2. The method of claim 1, wherein the DDR is a horizontal plane comprising ground, ocean or a floor.

3. The method of claim 1, wherein the depth assignment of the DDR monotonically increases from a bottom of the DDR to a top of the DDR.

4. The method of claim 3, wherein the depth magnitude of the DDR is inversely proportional to a vertical dimension of the DDR or location on the DDR.

5. The method of claim 1, wherein the depth of the connected object is assigned according to the depth of the DDR at a connected location.

6. The method of claim 5, wherein the depth of the connected object is assigned the same depth of the DDR at the connected location.

7. The method of claim 1, further comprising a step of mapping 3D objects onto a 2D image plane.

8. The method of claim 1, further comprising a step of storing or displaying the depth of the DDR and the connected object.

9. A system of mono-view depth estimation, comprising:

a segmentation unit configured to segment a two-dimensional (2D) image into a plurality of objects;

a depth diffusion region (DDR) detection unit configured to detect a DDR among the objects, the DDR including a region or plane that is about horizontal; and

a DDR depth assignment unit configured to assign depth to the DDR, and to assign depth to an object connected to the DDR.

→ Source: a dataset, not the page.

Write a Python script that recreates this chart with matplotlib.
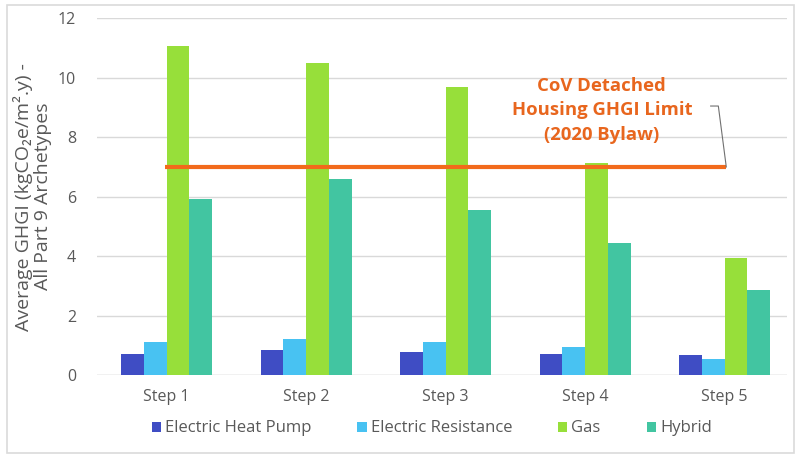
import numpy as np
import matplotlib.pyplot as plt
from matplotlib.patches import Rectangle

plt.rcParams['font.family'] = ['Open Sans', 'DejaVu Sans']

steps = ["Step 1", "Step 2", "Step 3", "Step 4", "Step 5"]
heat_pump = [0.71, 0.84, 0.77, 0.70, 0.67]
resistance = [1.11, 1.21, 1.10, 0.94, 0.54]
gas = [11.08, 10.50, 9.70, 7.14, 3.94]
hybrid = [5.93, 6.60, 5.55, 4.44, 2.86]
ghgi_limit = 7.0
limit_label = "CoV Detached\nHousing GHGI Limit\n(2020 Bylaw)"

series = [
    ("Electric Heat Pump", heat_pump, "#3F4DC4"),
    ("Electric Resistance", resistance, "#48C2F2"),
    ("Gas", gas, "#97DF3A"),
    ("Hybrid", hybrid, "#42C5A1"),
]

fig = plt.figure(figsize=(8.01, 4.58), dpi=100)
ax = fig.add_axes([0.121, 0.181, 0.862, 0.779])

x = np.arange(len(steps))
w = 0.163
for i, (name, vals, col) in enumerate(series):
    ax.bar(x + (i - 1.5) * w, vals, w, color=col, label=name, zorder=2)

# limit line across steps 1-5
ax.plot([x[0] - 0.012, x[-1] + 0.012], [ghgi_limit, ghgi_limit],
        color="#F26A1B", lw=3, zorder=3, solid_capstyle="butt")
ax.text(3.12, 8.9, limit_label, ha="center", va="center", color="#E8661E",
        fontsize=13.3, fontweight="bold", linespacing=1.45)
ax.plot([x[-1] + 0.012, x[-1] - 0.045, x[-1] - 0.10],
        [ghgi_limit, 9.05, 9.05], color="#707070", lw=0.8, zorder=3)

ax.set_xlim(-0.5, 4.45)
ax.set_ylim(0, 12)
ax.set_yticks(range(0, 13, 2))
ax.set_xticks(x)
ax.set_xticklabels(steps)
ax.tick_params(length=0, labelsize=11.5, colors="#595959", pad=10)
ax.tick_params(axis="y", pad=15)
ax.grid(axis="y", color="#D9D9D9", lw=1, zorder=0)
for s in ax.spines.values():
    s.set_visible(False)
ax.axhline(0, color="#D9D9D9", lw=1, zorder=1)

ax.set_ylabel("Average GHGI (kgCO\u2082e/m\u00b2.y) -\nAll Part 9 Archetypes",
              fontsize=14, color="#595959", labelpad=4, linespacing=1.1)

ax.legend(loc="upper center", bbox_to_anchor=(0.485, -0.085), ncol=4, frameon=False,
          fontsize=12, labelcolor="#595959", handlelength=0.55, handleheight=0.55,
          handletextpad=0.25, columnspacing=2.75)

fig.patches.append(Rectangle((0.009, 0.012), 0.982, 0.977, transform=fig.transFigure,
                             fill=False, edgecolor="#DADADA", lw=1.2))

fig.savefig("out.png", dpi=100)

10. The system of claim 9, wherein the DDR is a horizontal plane comprising ground, ocean or a floor.

11. The system of claim 9, wherein the depth assignment of the DDR monotonically increases from a bottom of the DDR to a top of the DDR.

12. The system of claim 11, wherein the depth magnitude of the DDR is inversely proportional to a vertical location.

13. The system of claim 9, wherein the system is configured to assign the depth of the connected object according to the depth of the DDR at a connected location.

14. The system of claim 13, wherein the depth of the connected object is assigned the same depth of the DDR at the connected location.

15. The system of claim 9, further comprising an input device configured to map 3D objects onto a 2D image plane.

16. The system of claim 9, further comprising an output device capable of storing or displaying the depth of the DDR and the connected object.